Marcus' hero days are behind him. He knows too well that even the smallest war still means somebody's death. When his men are impressed into a doomed army, staying out of a battle he wants no part of requires some unorthodox steps.
Cithrin is an orphan, ward of a banking house. Her job is to smuggle a nation's wealth across a war zone, hiding the gold from both sides. She knows the secret life of commerce like a second language, but the strategies of trade will not defend her from swords.
Geder, sole scion of a noble house, has more interest in philosophy than in swordplay. A poor excuse for a soldier, he is a pawn in these games. No one can predict what he will become.
Falling pebbles can start a landslide. A spat between the Free Cities and the Severed Throne is spiraling out of control. A new player rises from the depths of history, fanning the flames that will sweep the entire region onto The Dragon's Path--the path to war.” -WWEnd.com
This is my final long-delayed review! Daniel Abraham is an author whose work I have always enjoyed. I liked his short fiction in Asimov's when I was a teenager, and then the Long Price Quartet, and more recently for his work as part of James S.A. Corey on The Expanse (I have already bought the 2nd and 3rd books of this series, and will be reading and reviewing them at some point). I actually received this novel along with Leviathan Wakes-- a pleasant surprise, since I had already planned on reading it at some point.
In The Dragon's Path, it seems that Daniel Abraham set out to write an epic fantasy that would fit comfortably in the genre, and I think it does that. There's an ancient vanished civilization, an evil goddess, war, politics, and some small amount of magic. The world is reasonably well-developed, but does not yet seem to break too far out of the standard fantasy mold. However, there are a few things you might not often find in a traditional fantasy novel, such as the focus on medieval banking in a particularly entertaining plot line. The world also has 13 races of humanity, but their existence does not yet seem to be especially relevant to the story. All but one of the viewpoint characters are of the “standard” human race (the final is half-standard-human), and the differences between the races seemed fairly superficial so far.
One thing I've always enjoyed about Daniel Abraham's work is his style of characterization. In my opinion, his characters tend to be complicated, deeply flawed and portrayed with a kind of brutal honesty. The Dragon's Path follows a group of viewpoint characters, some of which are more familiar character types than others. The two viewpoint characters that seemed least interesting to me were the most fantasy-standard: Marcus, an elite ex-soldier with a tragic past, and Dawson, a traditional, conservative aristocrat. Of the others, Geder was easily the least sympathetic to me. In the beginning, he seems like a character that would be easy to sympathize with. He has a nerdy (by his society's standards) hobby, is unattractive, and is constantly bullied-- but it soon becomes clear that many of the complaints people have about him are valid.
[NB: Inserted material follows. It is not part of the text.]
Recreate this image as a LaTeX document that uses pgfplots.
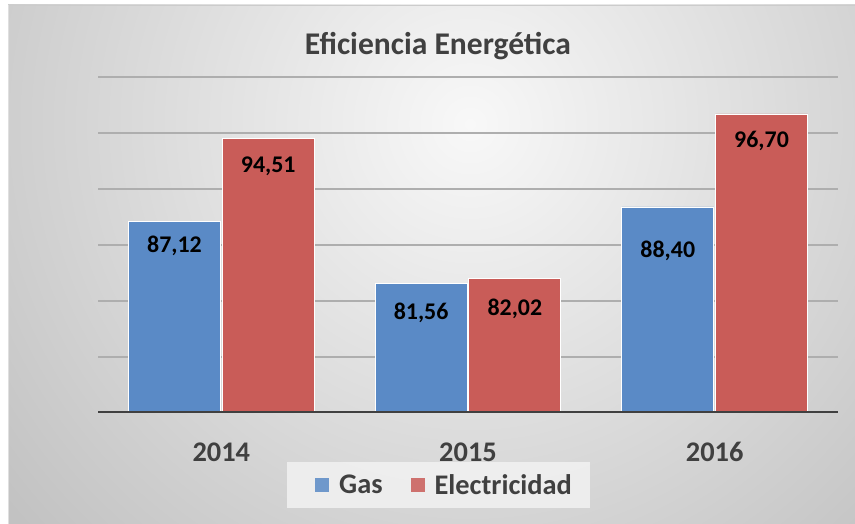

For instance, he has too high an opinion of his mental abilities, and his lack of life experience leads him to be a poor soldier and a worse leader.
The final viewpoint character is my favorite, a teenage orphan girl named Cithrin, who grew up in a bank. Cithrin has to face a lot of challenges when war comes to her home city, and she rises to them remarkably well for a woman of her age and experience. I was often impressed with her nerve and cleverness, and cringed with secondhand embarrassment when she made poor decisions or believable mistakes. I hope that Cithrin's adventures in commerce play a large role in the future of the series.
Though I liked the various characters to differing degrees, I appreciate their complexity and imperfections. I enjoy when characters are capable of misjudging situations or failing in ways that have serious personal repercussions. In addition, Abraham's characters do not often respond gracefully to failure, which makes their situation somehow feel all the more emotionally realistic. In fact, I was much more engaged in the personal stories of these characters than I was in the slowly emerging epic story of the series. From the end, I can kind of guess where the overarching storyline is headed, but so far, I am more interested in the day-to-day lives and interactions of the main characters.
My Rating: 3.5/5
For fans of epic fantasy, I think The Dragon's Path is likely to be a good pick. The world is interesting, and I get the impression that there is yet more to discover about its past and present. The main characters are as complex, flawed, and interesting as I generally expect from Abraham's work. The story follows several viewpoint characters, of which I found the unsympathetic Geder and the impressive young banker Cithrin to be the most memorable. In fact, at this point in the series, I am more interested in seeing what's next for Cithrin than I am in the ominous larger events of the world!